According to a legend, in 667 BC ancient Greek settlers from Megara (near Athens) under the command of King Byzas established Byzantium at the Sarayburnu. Previously, in 685 BC, the Megarans had established Chalcedon (present-day Kadıköy) on the Anatolian shore, across the Bosporus. Actually the oldest settlements in present-day Istanbul are found on the Anatolian side; such as the Fikirtepe mound which dates from the Chalcolithic period (Copper Age), with artifacts dating from 5500 to 3500 BC. In nearby Kadıköy (ancient Chalcedon), a large port settlement dating from the Phoenicians (which predates the Megaran settlement) has been discovered.

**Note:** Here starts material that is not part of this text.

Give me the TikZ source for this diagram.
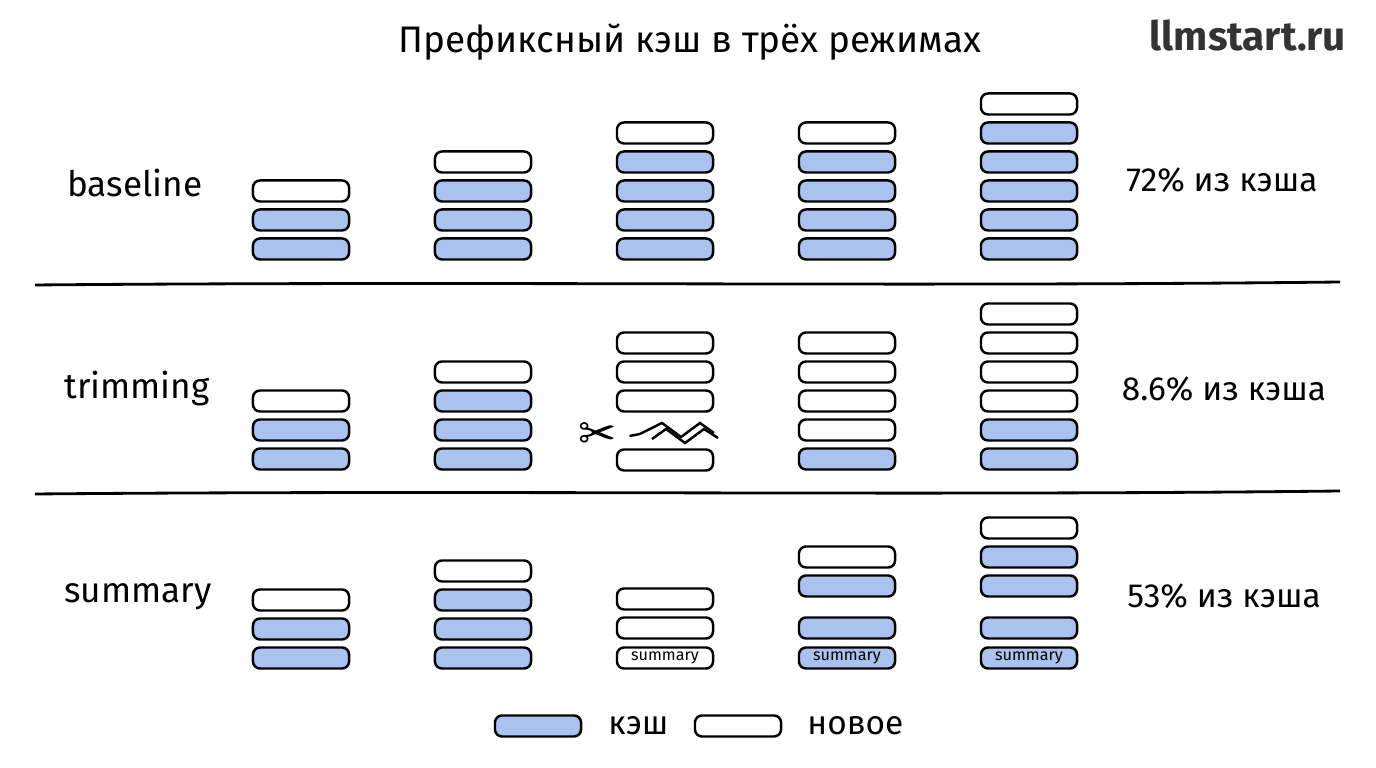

In antiquity there were two natural harbours in the area close to Sarayburnu where the present-day Sirkeci and Eminönü quarters stand (the harbours of Prosphorion and Neorion, which scooped into the coastline of the Golden Horn.) Because of this formation, the point of Sarayburnu was more conspicuous than it is today. In later periods the area was the convergence point for the Sea Walls of the Golden Horn and the Sea of Marmara. In the Byzantine period, the area was known in Greek as Hagios Demetrios.

During the railway construction of the late Ottoman period, in 1871, the city walls of the Sarayburnu area were partially demolished, but they are still intact in some areas - especially close to the Topkapı Palace, which was built in the 15th century for the Ottoman Sultans. The notable Gülhane Park is located right next to the palace.